CBLI  is a $1 trillion expanded joint program with the Federal Reserve in which the Federal Reserve’s Term Asset-Backed Securities Loan Facility (“TALF”) would include credit support for the purchase of CMBS. Prior to this week’s announcement the TALF was an unimplemented $200 billion facility. In addition, the earlier version of TALF did not include purchases of interests in commercial mortgage debt. In short, the CBLI provisions of the Financial Stability Plan and the revised TALF are designed to restore the flow of credit by working around a currently dysfunctional credit market.

The terms and conditions of the expanded TALF program have not yet been promulgated, but based on the terms and conditions of the original TALF program published effective February 6, 2009, the program is intended to focus on newly securitized bonds (generally not earlier than January 2009) supported by newly (or recently) originated loans. The program rules establish various dates by which the underlying auto, student, small business loan and credit card debt must have been originated. The rules that will be established for the expanded program will do likewise for CMBS. It is not apparent whether mortgage pools that were originated but not securitized before the CMBS securitization market shut down in 2008 will be permitted as underlying collateral, but tightened underwriting standards and deteriorated valuations since that time argue against it, particularly given the fact that the TALF credit must be secured by the highest rated bonds.

The backbone of the initiative is the TALF, a credit facility authorized under Section 13(3) of the Federal Reserve Act. The Treasury will provide credit support by absorbing the first losses under the TALF program. TALF loans are expected to have a term of three years, be non-recourse to eligible borrowers with interest paid monthly, and be secured by eligible collateral. The TALF loans will be freely prepayable.

An “eligible borrower” under the TALF is (i) any U.S. business entity or institution that is organized under the laws of the United States or a political subdivision or territory thereof and conducts significant operations or activities in the United States (regardless of whether the entity has a parent company that is not U.S.-organized), including any U.S.-organized subsidiary of the entity; (ii) a U.S. branch or agency of a foreign bank (other than a foreign central bank) that maintains reserves with a Federal Reserve Bank; or (iii) an investment fund that is U.S.-organized and managed by an investment manager that has its principal place of business in the United States.
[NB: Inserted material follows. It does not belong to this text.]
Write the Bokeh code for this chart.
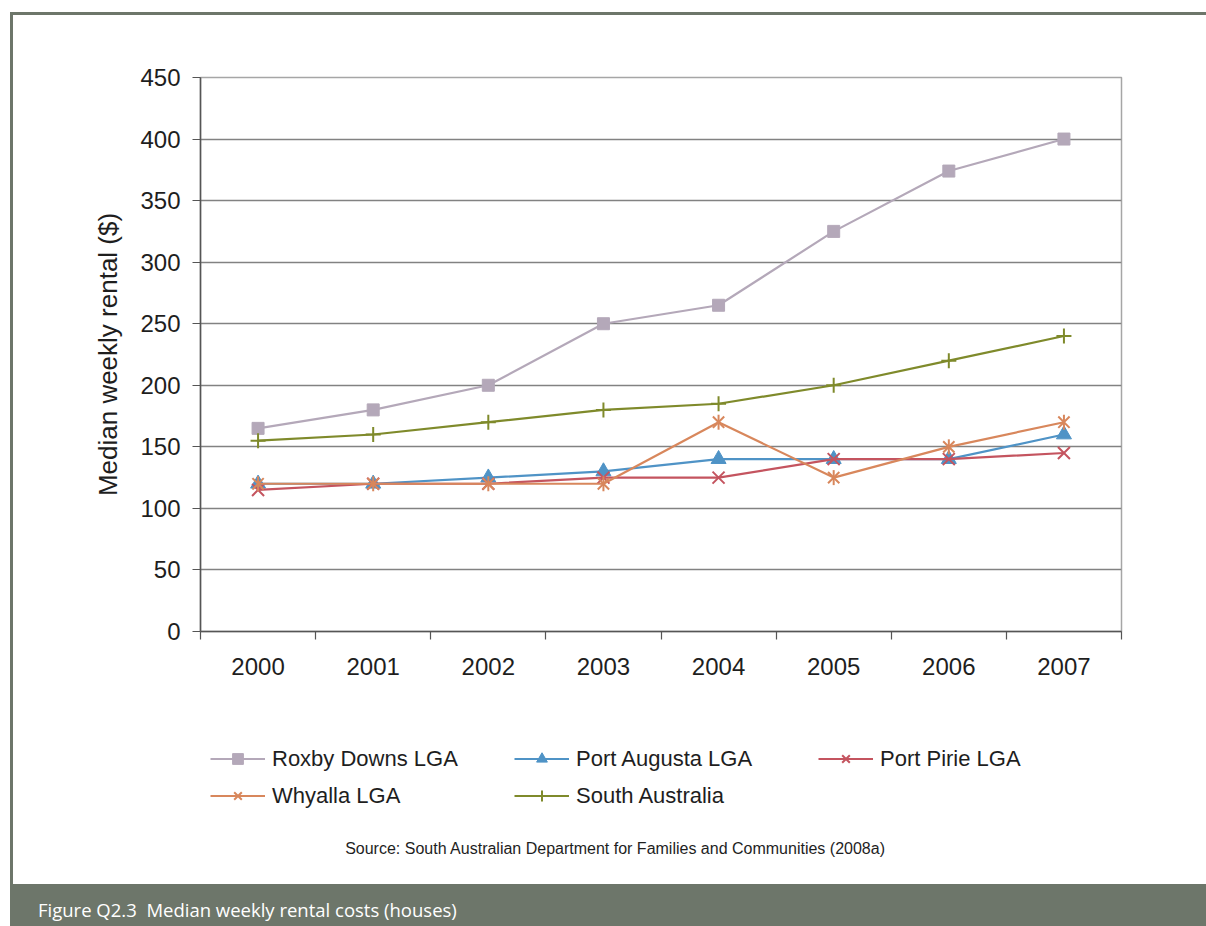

A U.S. company would not include an entity that is controlled by a foreign government or is managed by an investment manager controlled by a foreign government.

“Eligible collateral” under the TALF includes non-synthetic asset-backed securities, which will include interests in CMBS pools, that have a credit rating in the highest long-term or short-term investment-grade rating category from two or more major nationally recognized statistical rating organizations (NRSROs), and do not have a credit rating below the highest investment grade rating category from a major NRSRO. The ratings may not be based on third-party credit enhancement. The TALF program is not available to finance purchases of bonds by originators of the underlying debt. In addition, the sponsor of the securitization that issues the collateral will be required to comply with executive compensation limits under the TALF program and certify its compliance annually, but the purchaser/borrower need not comply with the executive compensation limits.

In short, and in the context of CMBS offerings, the CBLI working in conjunction with the TALF has been designed in part to restart the flow of credit in a dysfunctional credit market by promoting the issuance of newly structured CMBS with what is likely to be newly originated underlying commercial mortgages by providing credit support to purchasers of certain highly rated CMBS. Of course, the terms and conditions of the TALF are designed to promote new credit while keeping a watchful eye on behalf of the taxpayer on the value of the underlying collateral.

The Public-Private Investment Fund (“PPIF”), which the Treasury Secretary also announced this week, is the conduit through which the Treasury (working with the Federal Reserve and the FDIC) and the private sector will invest in “legacy” troubled loans and other assets currently held by financial institutions. The private sector participants in the PPIF will be the catalyst for determining the value of the troubled assets, thereby protecting the taxpayers from overpaying for the legacy assets, because, to date, there has been no third party validation of the values of those assets. Accordingly, it is the hope of all involved that the integrated approach of the Financial Stability Plan, including the PPIF , CBLI and TALF programs, will strengthen the balance sheet of those financial institutions interested in lending again, and that the CBLI and TALF programs will provide the means through which capital may flow back into the securitization markets, including the CMBS markets.

Given the extreme shortfall in available credit, any program that restarts the securitization of commercial mortgage debt will be extremely helpful to the real estate industry. Relief cannot come quickly enough. First, as we noted in November, approximately $50 billion in CMBS will mature in 2009 (fixed rate CMBS totaling $19 billion, floating rate totaling $31 billion). In addition, a recent Mortgage Bankers Association study has indicated that $40 billion in other mortgage-related securitized debt related to the CMBS market (e.g., B-notes and mezzanine loans in CDOs) will also mature in 2009. It remains to be seen how much of this collective $90 billion can be extended or written off. Second, although the CMBS delinquency rate remains low, the combined effects of a deepening recession and further decline in property values will inevitably drive the delinquency rate higher. S&P recently reported that the overall CMBS delinquency rate could climb from 1.1% as of year-end 2008 to 3.5% by year-end 2009, based in large part on rising unemployment and bankruptcies. S&P has also indicated that the rate of delinquencies has accelerated in the first year of this recession (December 2007 – December 2008) at slightly more than three times the rate of acceleration during the first full year following the start of the previous recession (March 2001-March 2002).